To fix politics, care more about other things. […]
It should be said that people on the left and on the right who try to use politics to find their moral meaning are turning politics into an idol. Idolatry is what happens when people give ultimate allegiance to something that should be serving only an intermediate purpose, whether it is money, technology, alcohol, success or politics.
[…] we…need to put politics in its place. The excessive dependence on politics has to be displaced by the expulsive power of more important dependencies, whether family, friendship, neighborhood, community, faith or basic life creed.
[…] our politics probably can’t be fixed by political means. It needs repair of the deeper communal bonds that politics rest on, and which political conflict cannot heal.

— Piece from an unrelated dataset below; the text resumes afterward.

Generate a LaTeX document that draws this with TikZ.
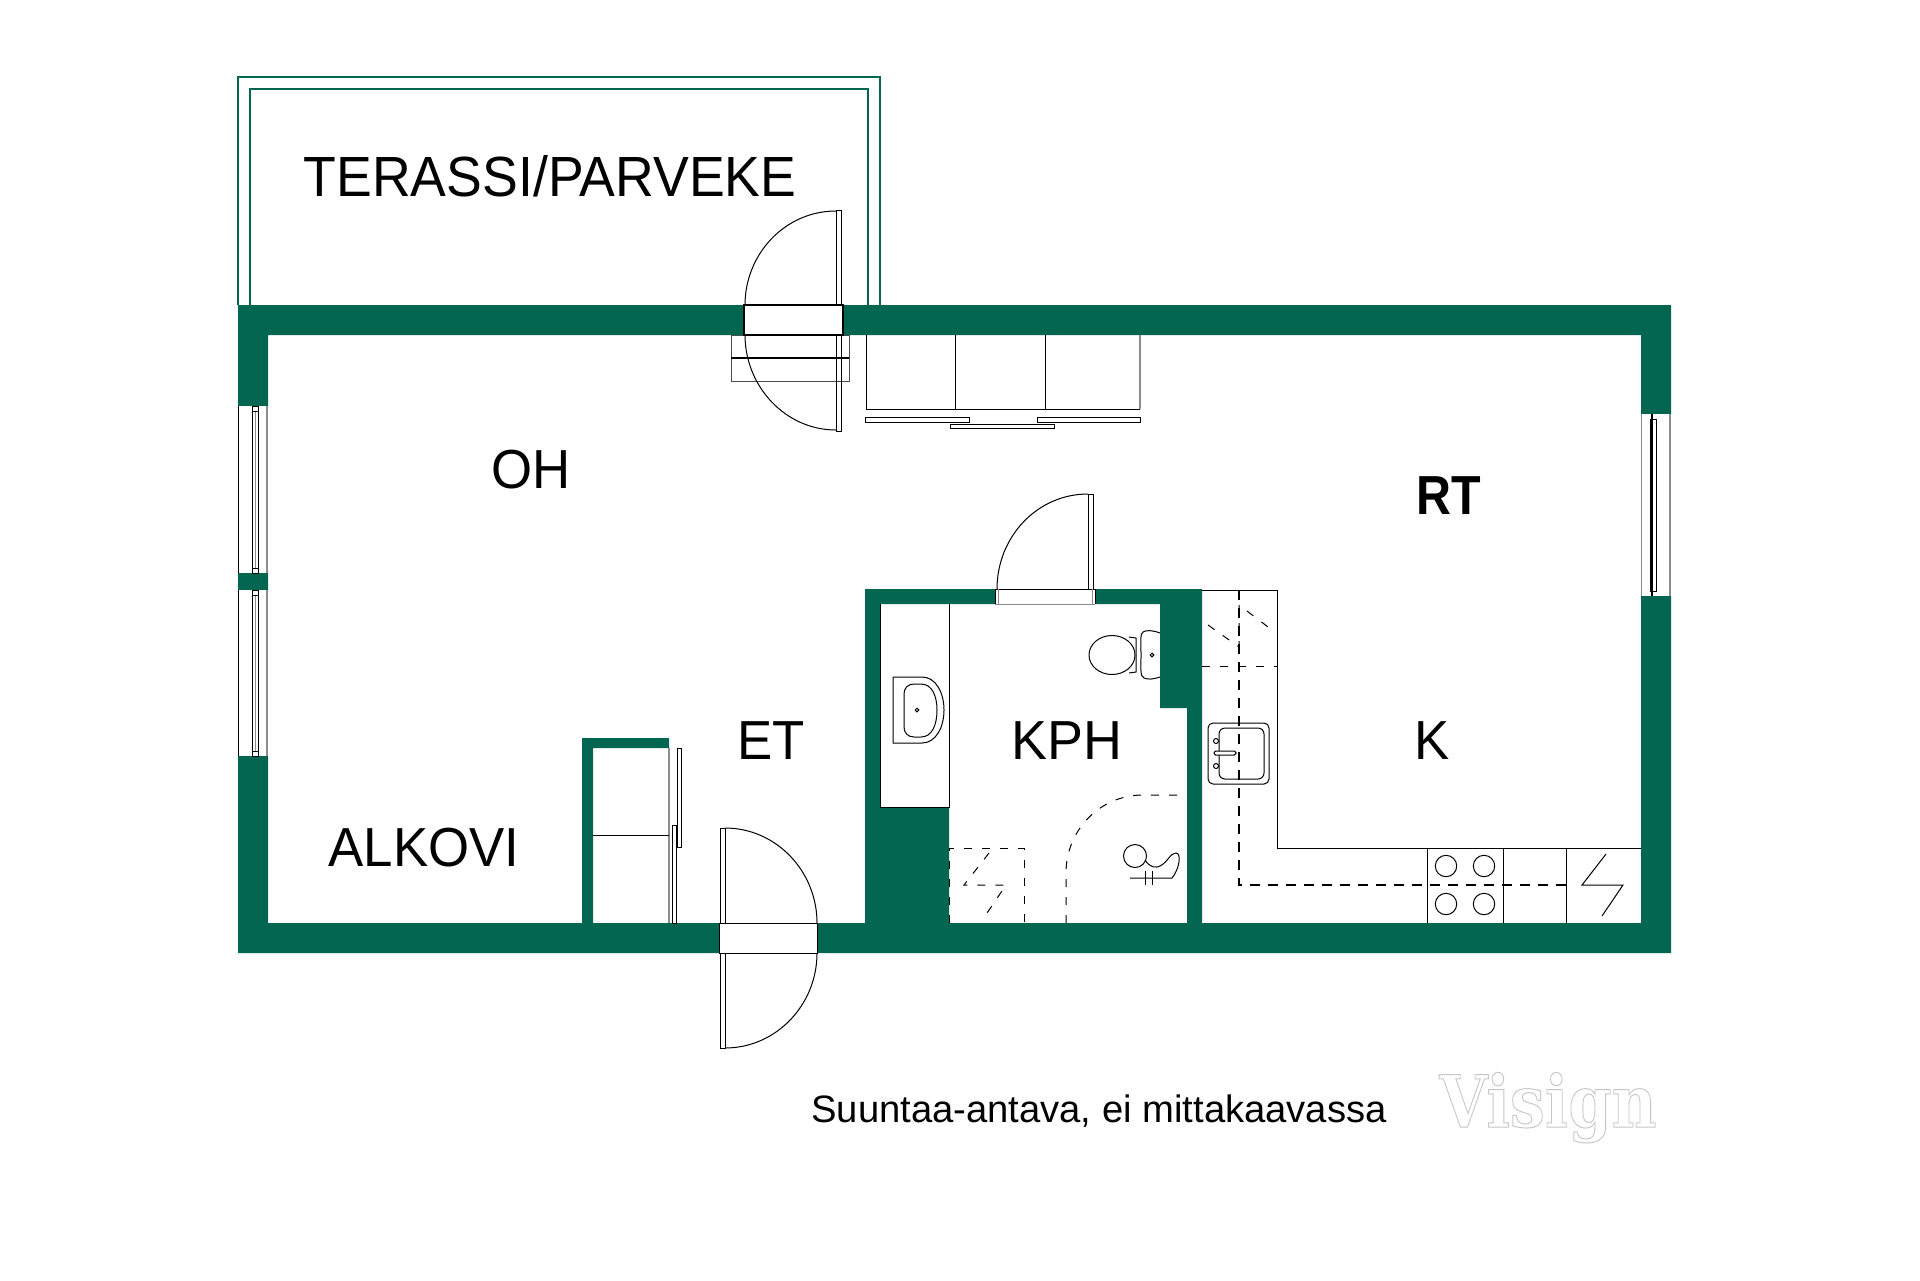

from “When Politics Becomes Your Idol,” New York Times, (Oct 30, 2017)
I’d add, don’t care more about other things only for the sake of fixing politics, but also to fix yourself.
Although I very much appreciate what you yourself said of this, I am once again disheartened to see how little ideology Brooks sees in his own self-described “moderation.” One need not be familiar with Marxism to — at the very least — seriously entertain and concede a point to the notion that the height of ideology is the declaration that one is non-ideological.
Politics itself is a murky term, generally too often narrowed down to partisan/parliamentary politics, rather than one’s engagement with, say, civil society, the environment, even the way in which ones reads (or fails to read) texts (in the broadest sense, e.g., theatre, literature, TV). I would argue that it is largely the “centrist” (i.e., market friendly) politics of those on the NYT writing staff that account for a large drop in the virtues of character and, correlatively, in the groups that help build those virtues. Union membership, for example, has dropped to terribly low depths. Jobs, too, rarely often paid union leave (for workers to train their skills, hone ambitions centred around usefulness to colleagues).
Again, one need not subscribe to Marxism to argue that much of the ills Brooks speaks of are abetted by capitalism (Benjamin Barber’s “Consumed” is an easy example to list), if not are necessary products of such a system, seeing as it is centred on the competition-driven need to accumulate greater (and potentially always shrinking) profits.
Religion, family, friendship, community — all these dependencies are necessarily contextualised in a greater web of interconnected relationships. To treat politics as something external to these dependencies is not simply disingenuous, I would say it is itself a political and so contradictory.